EXERCISE OBJECTIVE - Reproduce each line that includes the word "matplotlib".

EXTRACTED DATA -

--------------------------------------------------

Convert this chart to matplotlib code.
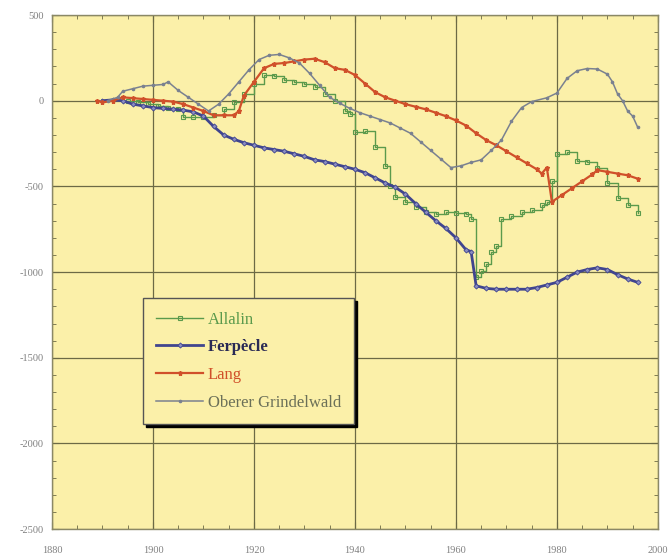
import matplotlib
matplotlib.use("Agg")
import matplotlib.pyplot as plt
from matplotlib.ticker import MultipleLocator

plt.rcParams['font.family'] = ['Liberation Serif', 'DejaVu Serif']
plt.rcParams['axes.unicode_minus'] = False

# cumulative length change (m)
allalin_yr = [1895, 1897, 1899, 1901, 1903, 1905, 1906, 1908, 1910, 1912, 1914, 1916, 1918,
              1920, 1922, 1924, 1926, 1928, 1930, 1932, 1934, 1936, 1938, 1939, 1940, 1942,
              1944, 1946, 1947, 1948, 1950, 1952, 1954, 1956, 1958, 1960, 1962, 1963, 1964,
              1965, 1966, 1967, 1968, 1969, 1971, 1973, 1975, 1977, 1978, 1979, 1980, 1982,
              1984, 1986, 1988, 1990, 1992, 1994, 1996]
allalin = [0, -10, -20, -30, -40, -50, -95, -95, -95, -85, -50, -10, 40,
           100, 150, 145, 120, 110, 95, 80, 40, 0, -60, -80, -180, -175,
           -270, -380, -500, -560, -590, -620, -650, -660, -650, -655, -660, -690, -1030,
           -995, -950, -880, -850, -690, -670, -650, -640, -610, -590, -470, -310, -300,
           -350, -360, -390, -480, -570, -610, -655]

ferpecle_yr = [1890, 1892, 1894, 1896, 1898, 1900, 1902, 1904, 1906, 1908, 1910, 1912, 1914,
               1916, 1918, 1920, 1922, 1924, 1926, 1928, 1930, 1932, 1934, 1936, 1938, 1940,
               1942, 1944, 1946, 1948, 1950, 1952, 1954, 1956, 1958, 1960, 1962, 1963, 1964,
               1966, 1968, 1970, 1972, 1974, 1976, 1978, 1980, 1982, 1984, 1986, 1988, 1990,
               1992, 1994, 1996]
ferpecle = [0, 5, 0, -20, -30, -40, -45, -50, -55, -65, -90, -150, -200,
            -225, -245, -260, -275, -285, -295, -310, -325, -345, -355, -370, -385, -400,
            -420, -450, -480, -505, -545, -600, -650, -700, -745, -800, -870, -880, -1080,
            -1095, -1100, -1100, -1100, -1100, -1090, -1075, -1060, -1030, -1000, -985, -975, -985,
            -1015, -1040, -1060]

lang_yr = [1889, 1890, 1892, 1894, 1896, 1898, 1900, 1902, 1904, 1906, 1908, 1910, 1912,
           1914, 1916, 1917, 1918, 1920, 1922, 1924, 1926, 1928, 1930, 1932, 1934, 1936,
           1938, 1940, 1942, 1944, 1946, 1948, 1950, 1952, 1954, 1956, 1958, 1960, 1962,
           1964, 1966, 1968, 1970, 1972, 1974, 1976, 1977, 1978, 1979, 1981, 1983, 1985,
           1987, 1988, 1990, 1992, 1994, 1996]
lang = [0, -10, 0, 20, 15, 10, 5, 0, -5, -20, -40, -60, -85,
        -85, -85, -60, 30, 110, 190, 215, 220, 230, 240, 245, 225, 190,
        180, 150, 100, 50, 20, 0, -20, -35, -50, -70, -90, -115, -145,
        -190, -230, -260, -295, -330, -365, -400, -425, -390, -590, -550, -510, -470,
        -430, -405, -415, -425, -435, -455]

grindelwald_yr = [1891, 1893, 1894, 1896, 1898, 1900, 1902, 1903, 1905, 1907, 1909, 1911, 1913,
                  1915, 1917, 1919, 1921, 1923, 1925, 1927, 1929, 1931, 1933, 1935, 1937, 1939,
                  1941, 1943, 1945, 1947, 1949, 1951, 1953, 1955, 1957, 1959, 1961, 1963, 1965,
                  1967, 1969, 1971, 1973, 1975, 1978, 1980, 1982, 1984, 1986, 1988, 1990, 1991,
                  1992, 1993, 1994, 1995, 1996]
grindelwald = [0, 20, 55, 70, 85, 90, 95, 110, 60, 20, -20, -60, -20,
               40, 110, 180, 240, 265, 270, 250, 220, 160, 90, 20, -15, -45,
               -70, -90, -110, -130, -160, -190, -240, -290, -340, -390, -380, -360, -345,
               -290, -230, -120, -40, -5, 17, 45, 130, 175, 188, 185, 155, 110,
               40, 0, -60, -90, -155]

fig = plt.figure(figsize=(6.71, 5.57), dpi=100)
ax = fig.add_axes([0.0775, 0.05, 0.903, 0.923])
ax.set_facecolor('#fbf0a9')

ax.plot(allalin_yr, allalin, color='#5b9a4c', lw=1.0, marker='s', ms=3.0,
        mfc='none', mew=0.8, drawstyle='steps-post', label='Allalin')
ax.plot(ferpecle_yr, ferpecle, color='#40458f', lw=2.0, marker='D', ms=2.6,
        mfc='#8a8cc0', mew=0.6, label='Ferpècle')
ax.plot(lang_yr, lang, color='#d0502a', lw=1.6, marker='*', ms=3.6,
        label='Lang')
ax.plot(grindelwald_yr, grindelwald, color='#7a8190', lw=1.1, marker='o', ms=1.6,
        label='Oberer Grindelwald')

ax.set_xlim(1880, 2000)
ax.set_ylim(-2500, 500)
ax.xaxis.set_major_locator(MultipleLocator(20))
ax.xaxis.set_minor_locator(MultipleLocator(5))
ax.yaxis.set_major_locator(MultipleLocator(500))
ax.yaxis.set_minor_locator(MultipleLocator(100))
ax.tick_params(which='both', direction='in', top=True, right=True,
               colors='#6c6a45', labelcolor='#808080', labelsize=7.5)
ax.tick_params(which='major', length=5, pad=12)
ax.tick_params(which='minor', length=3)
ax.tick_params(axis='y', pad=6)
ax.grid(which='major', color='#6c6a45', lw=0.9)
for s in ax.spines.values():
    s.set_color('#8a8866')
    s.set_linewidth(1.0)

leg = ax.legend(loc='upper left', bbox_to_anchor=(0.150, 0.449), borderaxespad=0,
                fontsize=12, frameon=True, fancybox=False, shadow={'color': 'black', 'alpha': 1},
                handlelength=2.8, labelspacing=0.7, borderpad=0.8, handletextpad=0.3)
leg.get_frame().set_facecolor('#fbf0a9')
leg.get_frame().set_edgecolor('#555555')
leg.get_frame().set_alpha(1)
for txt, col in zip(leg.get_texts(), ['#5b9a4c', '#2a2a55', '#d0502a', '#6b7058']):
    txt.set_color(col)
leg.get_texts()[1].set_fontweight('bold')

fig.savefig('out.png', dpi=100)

--------------------------------------------------

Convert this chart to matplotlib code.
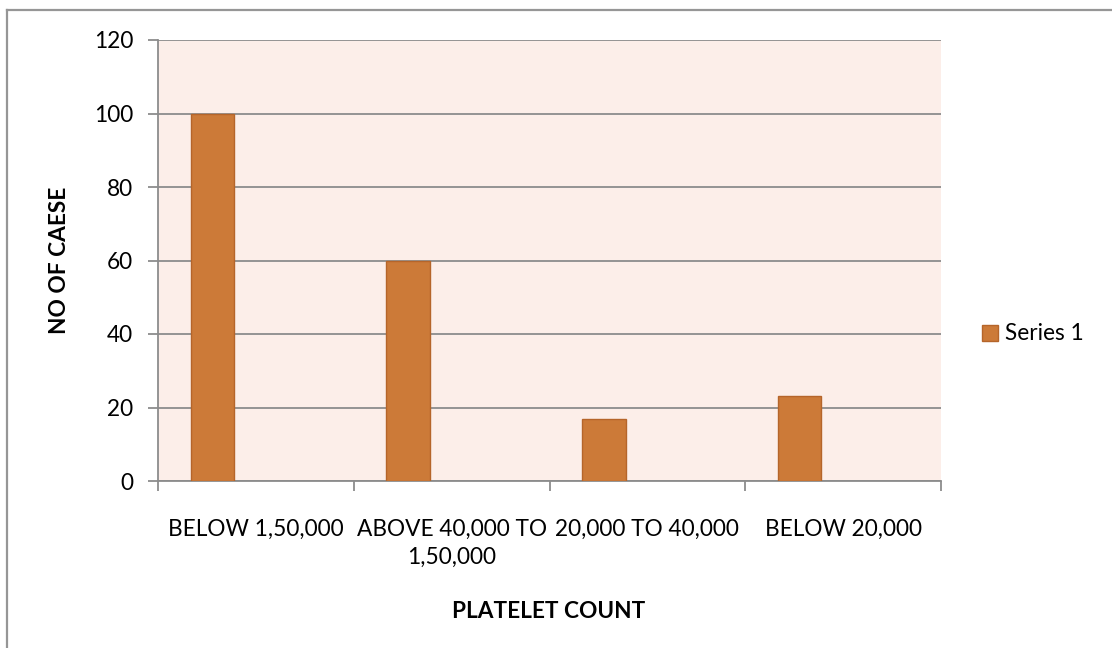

--------------------------------------------------

RESULT -
Convert this chart to matplotlib code.
import matplotlib
matplotlib.use("Agg")
import matplotlib.pyplot as plt
from matplotlib.ticker import MultipleLocator
Convert this chart to matplotlib code.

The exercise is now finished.